If a science manager received a call from a member of the press who had a general inquiry about the current state of Fraser river salmon, they could pull up the dashboard and refer first to the map and tree plot, which display status for individual populations across the entire river. The manager might browse these plots and answer that the health of populations varied throughout the watershed, as indicated by the distribution of different status glyphs across these plots, but CUs in the upper watershed tended to have lower status than those in the lower watershed. If the reporter asked if there were areas of concern, the manager could identify the CUs assigned a “red” status on the tree plot, and report those CUs to the reporter.
If the reporter asked for follow up on these regions or for specific details about these populations, the manager could then select “Red” under the “Select Conservation Status” filter, and see plots of population measures. The manager could then browse the bar and line plots to identify trends, outliers or features across these populations. Examining these plots suggests that population size is highly variable across these CUs, but all CUs showed a reduction in total recruits beginning in the late 1990s, and these have not recovered.
However, the smoothed productivity residual plot shows that productivity appears to be exhibiting a positive trend across most CUs and returning to the long-term average. The manager could also identify Cultus Lake as an outlier, where this CU has continued to have sharp declines in productivity and population size.

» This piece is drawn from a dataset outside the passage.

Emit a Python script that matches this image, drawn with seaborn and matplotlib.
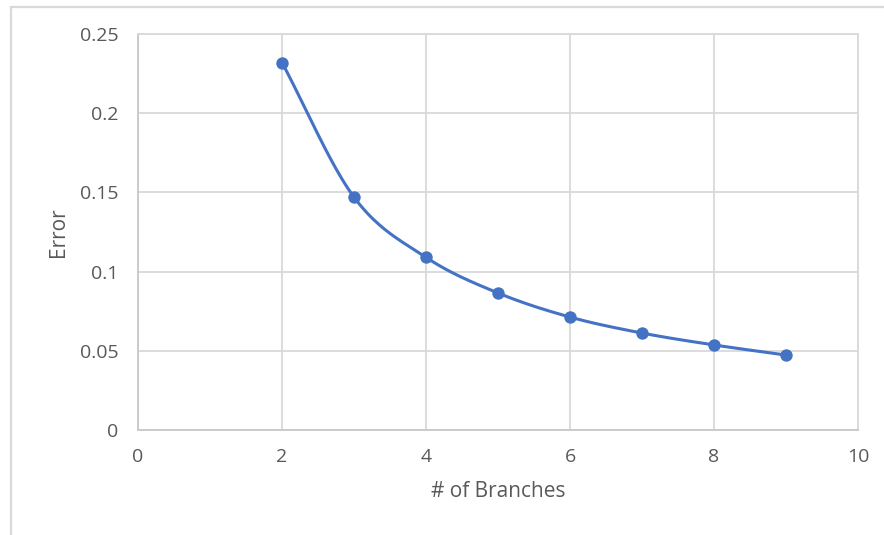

In this scenario, the manager is able to rapidly browse the statuses of CUs across the Fraser river and identify features of that topology. Furthermore, they can filter items and compare them to discover trends or features in the data, and identify outliers. The visualization enables rapid exploration of the existing dataset and comparisons across CUs in a way that was not possible using the department’s existing visualizations. While there are ways to improve the visualization, this represents a significant improvement over current techniques.
This dashboard improves the ability of fisheries scientists within the DFO to explore information about salmon within the Fraser river. Existing techniques limited the ability of fisheries scientists to make comparisons across CUs, which is a task of central importance to their jobs. Providing an interactive visual interface should improve their ability to explore and consume the data. The development of quasi-geographic encodings such as the tree plot allow users to explore the topology of the Fraser river in ways they were not able to before, and provide an important emphasis on connectivity between attributes which has not been addressed by previous visualizations in the department. The development of more quasi-geographic plots could further the ability of scientists within the department to explore these relationships, and appears to be a promising area for further work. The use of more extensive user surveys and interviews also promises to improve my understanding of the tasks fisheries scientists need to complete as part of their job, and will in turn lead to the development of more effective visualizations.